The Politics of Drug Violence: Criminals, Cops and Politicians in Colombia and Mexico by Angelica Duran-Martinez

Author:Angelica Duran-Martinez [Duran-Martinez, Angelica]
Language: eng
Format: epub, pdf
Tags: America Latina, Mexico
Publisher: Oxford University Press
Published: 2017-12-12T23:00:00+00:00


Culiacán: the Invisible “Chicago” of Mexico

The origins of drug trafficking in Mexico, as Luis Astorga59 has carefully documented, date back to the late eighteenth century in the state of Sinaloa. Modern drug-trafficking organizations took shape in this region between the 1920s and the 1940s, as the focus of narcotics enforcement shifted from public health to public security.60 Culiacán became the bridge between entirely rural areas, where most marijuana and poppy crops were located, an urbanized and commerce-oriented economy,61 and the coastal area where drugs could be shipped.

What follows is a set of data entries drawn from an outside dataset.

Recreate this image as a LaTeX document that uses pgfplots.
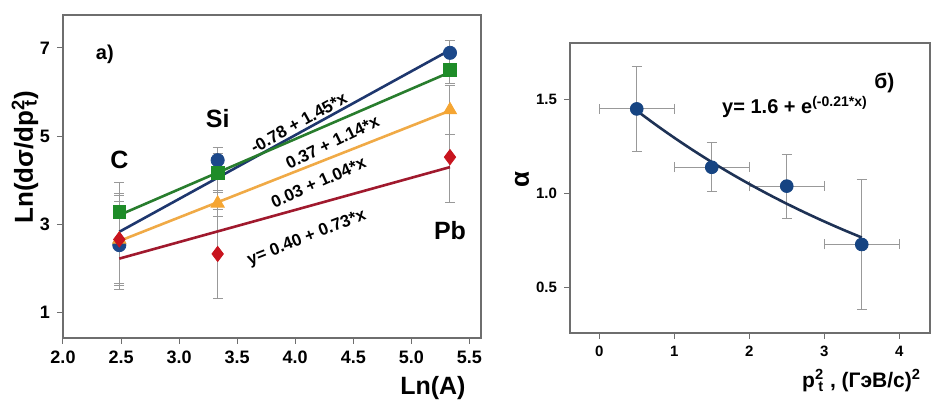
\documentclass[border=0pt]{standalone}
\usepackage{fontspec}
\setmainfont{Liberation Sans}
\usepackage{pgfplots}
\pgfplotsset{compat=1.18}
\definecolor{cblue}{RGB}{28,72,138}
\definecolor{lblue}{RGB}{30,55,110}
\definecolor{cgreen}{RGB}{30,140,40}
\definecolor{lgreen}{RGB}{40,125,45}
\definecolor{corange}{RGB}{245,165,50}
\definecolor{lorange}{RGB}{240,170,70}
\definecolor{cred}{RGB}{200,20,30}
\definecolor{lred}{RGB}{160,25,45}
\definecolor{rblue}{RGB}{22,68,130}
\definecolor{rline}{RGB}{30,50,85}
\definecolor{frame}{RGB}{110,110,110}
\begin{document}
\begin{tikzpicture}[x=1pt,y=1pt]
\useasboundingbox (0,0) rectangle (469,200.5);
\pgfplotsset{
  every axis/.append style={
    scale only axis, anchor=south west,
    axis line style={frame, line width=0.7pt},
    tick align=outside, tick pos=left,
    major tick style={frame, line width=0.5pt},
    major tick length=3pt,
    /pgf/number format/assume math mode=true,
  },
  ebar/.style={forget plot, draw=none, mark=none,
    error bars/.cd, y dir=both, y explicit,
    error bar style={gray!80, line width=0.5pt},
    error mark options={gray!80, line width=0.5pt, mark size=2.5pt, rotate=90}},
}
% ---------------- left panel ----------------
\begin{axis}[at={(31.5pt,31.5pt)}, width=209pt, height=161.5pt,
  xmin=2, xmax=5.6, ymin=0.41, ymax=7.75,
  xtick={2,2.5,3,3.5,4,4.5,5,5.5}, ytick={1,3,5,7},
  ticklabel style={font=\bfseries\fontsize{9}{9}\selectfont},
  xticklabel style={/pgf/number format/.cd, fixed, fixed zerofill, precision=1},
  clip=false]
% error bars
\addplot+[ebar] coordinates {(2.4849,2.52) +- (0,1.0) (3.332,4.45) +- (0,0.3) (5.333,6.89) +- (0,0.27)};
\addplot+[ebar] coordinates {(2.4849,3.27) +- (0,0.68) (3.332,4.16) +- (0,0.45) (5.333,6.50) +- (0,0.3)};
\addplot+[ebar] coordinates {(2.4849,2.65) +- (0,1.0) (3.332,3.47) +- (0,0.3) (5.333,5.59) +- (0,0.55)};
\addplot+[ebar] coordinates {(2.4849,2.65) +- (0,1.05) (3.332,2.32) +- (0,1.02) (5.333,4.52) +- (0,1.02)};
% fit lines
\addplot[lred, line width=1.3pt] coordinates {(2.4849,2.214) (5.333,4.293)};
\addplot[lorange, line width=1.3pt] coordinates {(2.4849,2.614) (5.333,5.576)};
\addplot[lblue, line width=1.3pt] coordinates {(2.4849,2.823) (5.333,6.953)};
\addplot[lgreen, line width=1.3pt] coordinates {(2.4849,3.203) (5.333,6.450)};
% markers
\addplot[only marks, mark=*, mark size=3.3pt, color=cblue] coordinates {(2.4849,2.52) (3.332,4.45) (5.333,6.89)};
\addplot[only marks, mark=triangle*, mark size=3.8pt, color=corange] coordinates {(2.4849,2.65) (3.332,3.47) (5.333,5.59)};
\addplot[only marks, mark=diamond*, mark size=3.8pt, color=cred] coordinates {(2.4849,2.65) (3.332,2.32) (5.333,4.52)};
\addplot[only marks, mark=square*, mark size=3.2pt, color=cgreen] coordinates {(2.4849,3.27) (3.332,4.16) (5.333,6.50)};
% texts
\node[font=\bfseries\fontsize{12.5}{12.5}\selectfont] at (axis cs:2.4849,4.45) {C};
\node[font=\bfseries\fontsize{12.5}{12.5}\selectfont] at (axis cs:3.332,5.40) {Si};
\node[font=\bfseries\fontsize{12.5}{12.5}\selectfont] at (axis cs:5.333,2.86) {Pb};
\node[font=\bfseries\fontsize{10}{10}\selectfont] at (axis cs:2.36,6.85) {a)};
\node[font=\bfseries\fontsize{8.5}{8.5}\selectfont, rotate=29] at (axis cs:4.03,5.30) {-0.78 + 1.45*x};
\node[font=\bfseries\fontsize{8.5}{8.5}\selectfont, rotate=26] at (axis cs:4.32,4.86) {0.37 + 1.14*x};
\node[font=\bfseries\fontsize{8.5}{8.5}\selectfont, rotate=24] at (axis cs:4.20,3.95) {0.03 + 1.04*x};
\node[font=\bfseries\fontsize{8.5}{8.5}\selectfont, rotate=21.5] at (axis cs:4.10,2.68) {y= 0.40 + 0.73*x};
\node[font=\bfseries\fontsize{13}{13}\selectfont, rotate=90] at (rel axis cs:-0.091,0.56) {Ln(dσ/dp\textsuperscript{2}\llap{\textsubscript{t}})};
\node[font=\bfseries\fontsize{12.5}{12.5}\selectfont] at (rel axis cs:0.885,-0.155) {Ln(A)};
\end{axis}
% ---------------- right panel ----------------
\begin{axis}[at={(285pt,34pt)}, width=180pt, height=145pt,
  xmin=-0.39, xmax=4.41, ymin=0.26, ymax=1.80,
  xtick={0,1,2,3,4}, ytick={0.5,1.0,1.5},
  ticklabel style={font=\bfseries\fontsize{7.5}{7.5}\selectfont},
  yticklabel style={/pgf/number format/.cd, fixed, fixed zerofill, precision=1},
  clip=false]
\addplot[forget plot, draw=none, mark=none,
  error bars/.cd, x dir=both, x explicit, y dir=both, y explicit,
  error bar style={gray!80, line width=0.5pt},
  error mark options={gray!80, line width=0.5pt, mark size=2.5pt, rotate=90}]
  coordinates {(0.5,1.45) +- (0.5,0.225) (1.5,1.14) +- (0.5,0.13) (2.5,1.04) +- (0.5,0.17) (3.5,0.73) +- (0.5,0.345)};
\addplot[rline, line width=1.3pt, smooth] coordinates {
 (0.5,1.4405) (0.75,1.3669) (1.0,1.2970) (1.25,1.2306) (1.5,1.1677) (1.75,1.1080)
 (2.0,1.0513) (2.25,0.9975) (2.5,0.9465) (2.75,0.8981) (3.0,0.8522) (3.25,0.8086) (3.5,0.7672)};
\addplot[only marks, mark=*, mark size=3.2pt, color=rblue] coordinates {(0.5,1.45) (1.5,1.14) (2.5,1.04) (3.5,0.73)};
\node[font=\bfseries\fontsize{10}{10}\selectfont] at (axis cs:2.61,1.46) {y= 1.6 + e\textsuperscript{(-0.21*x)}};
\node[font=\bfseries\fontsize{10.5}{10.5}\selectfont] at (axis cs:3.80,1.59) {б)};
\node[font=\bfseries\fontsize{13}{13}\selectfont, rotate=90] at (rel axis cs:-0.133,0.528) {α};
\node[font=\bfseries\fontsize{10.5}{10.5}\selectfont] at (rel axis cs:0.81,-0.165) {p\textsuperscript{2}\llap{\textsubscript{t}} , (ГэВ/с)\textsuperscript{2}};
\end{axis}
\end{tikzpicture}
\end{document}
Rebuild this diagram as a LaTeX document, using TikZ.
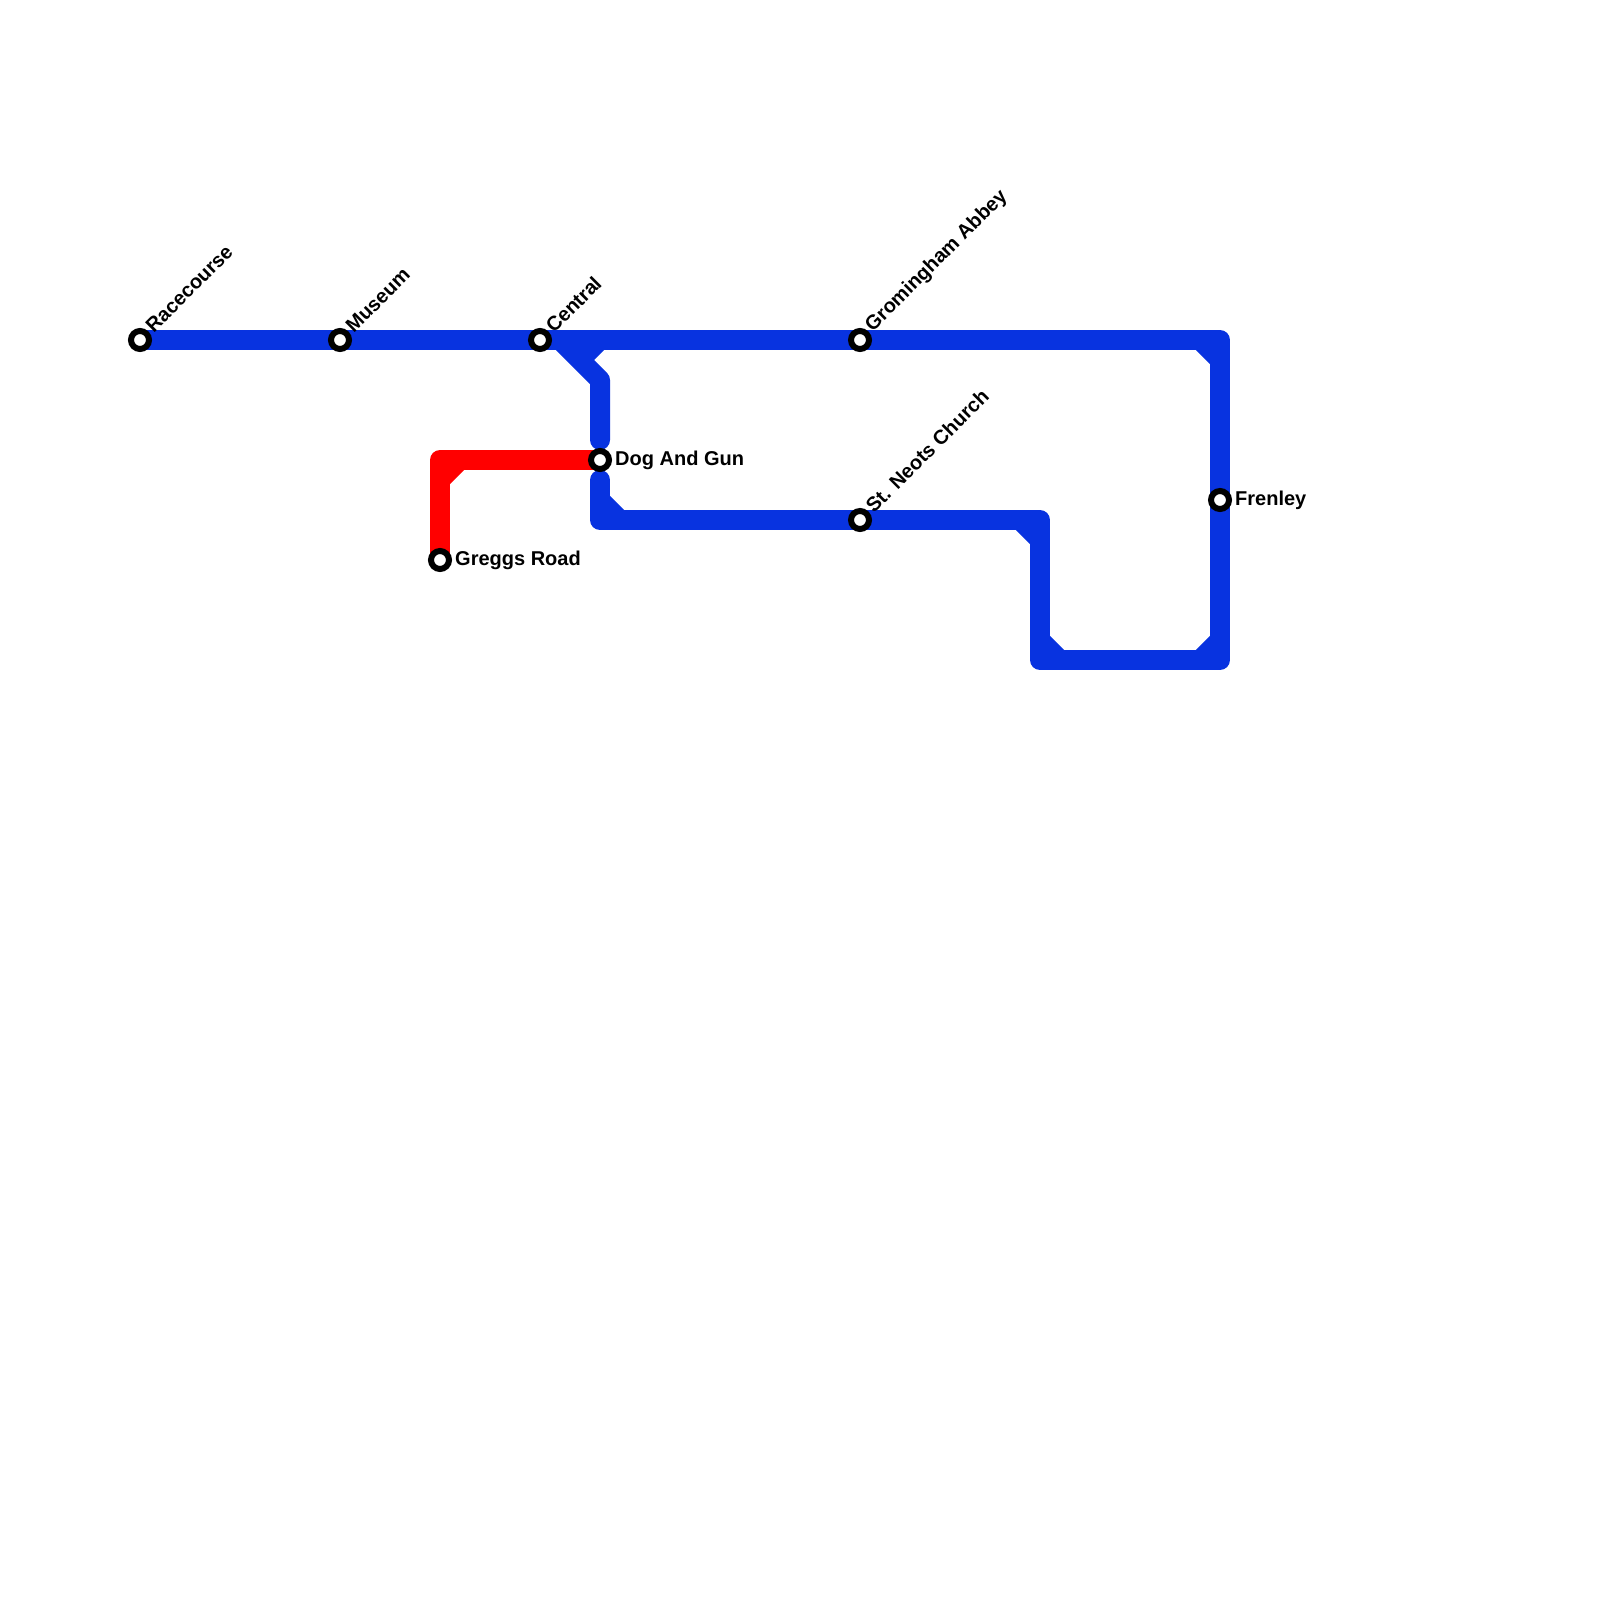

By the 1960s and 1970s, drug trafficking had become consolidated in the region and the first law enforcement responses emerged. During this period, confrontations among traffickers gave the city the reputation of “the Chicago of Mexico,” as observers compared it to Mafia disputes in Chicago.62

In 1977, ten thousand soldiers of the Mexican military with US support and under the command of the Mexico Attorney General’s Office carried out a large-scale illegal drug-crop eradication campaign known as Operación Cóndor. The operation led to massive displacement of poppy cultivators, known as gomeros, and of civilians in the rural areas of Sinaloa. It also entailed significant human rights violations and caused temporary but major shifts in trafficking organizations.63 To avoid further state action, many traffickers relocated from Culiacán, moving southeast to the city of Guadalajara. These transformations demonstrate the way that state antinarcotic operations can shape violence by causing organizational fragmentation or by relocating trafficking groups. Yet, the potential violence generated by these operations can be more or less visible depending on the state structure. Operación Cóndor had profound impacts but did not generate visible violence because the Mexican state was still cohesive. Toward the beginning of the 1980s, many trafficking operations and traffickers had returned to Culiacán.